Optimzing many linear solves

I have a function that runs many linear solves on subsets of columns from a matrix I give it. Something like:

function score(data, parents, child)

    #Subset columns from the data matrix
    @views begin
        X = data[:, parents]
        y = data[:, child]

    #Solve the system
    b = X\y

    #Get the predicted values
    ŷ = X*b

    #return mean square error
    return sum( (yᵢ - ŷᵢ)^2 for (yᵢ, ŷᵢ) in zip(y,ŷ)) / length(y)

An example of calling this function:

data = rand(15,10)
parents = [1,2,3]
child = 4
result = score(data, parents, child)

My question is whether there are any further optimizations I can add to make this function as performant as possible. In my case, the size of the parents vector can change which I think makes things tricky.

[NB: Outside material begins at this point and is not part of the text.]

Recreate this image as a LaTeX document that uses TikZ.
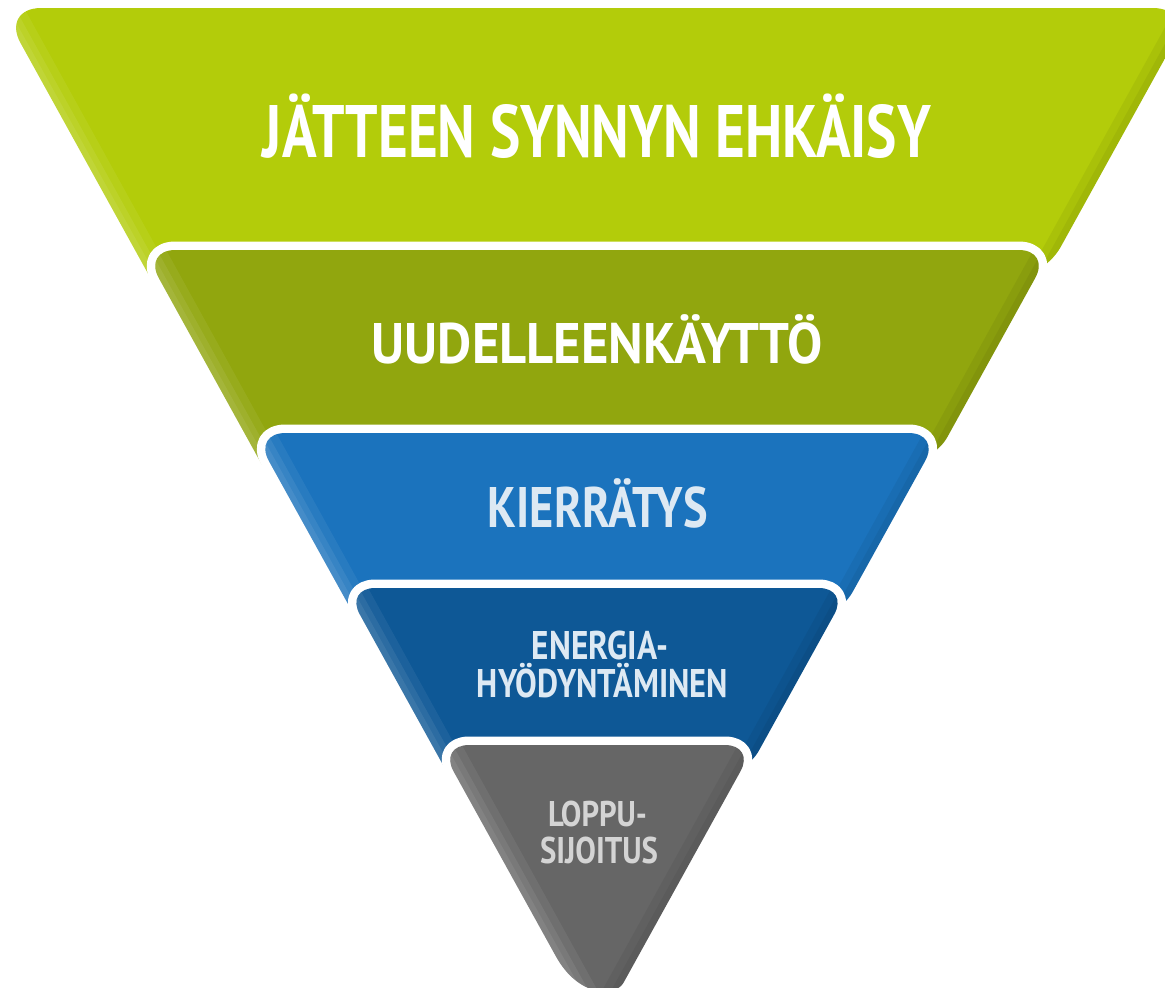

If you do the QR factorization of data (assuming that is full column rank), you can re-use it for repeated least-square solves with a subset of the columns. See e.g. GitHub - mpf/QRupdate.jl: Column and row updates to "Q-less" QR decomposition, including stable least-squares solves

1 Like

Oh this looks really interesting. In my case there’s no reason why the data wouldn’t be full rank. I tried implementing this method and it gave a little bit more than a 2x speed up :+1:. However, occasionally it gives different/worse solutions (relative to X\y). It looks like maybe the csne() function would need more iterations to converge (?). I’ll have to read the reference they provide to better understand the method.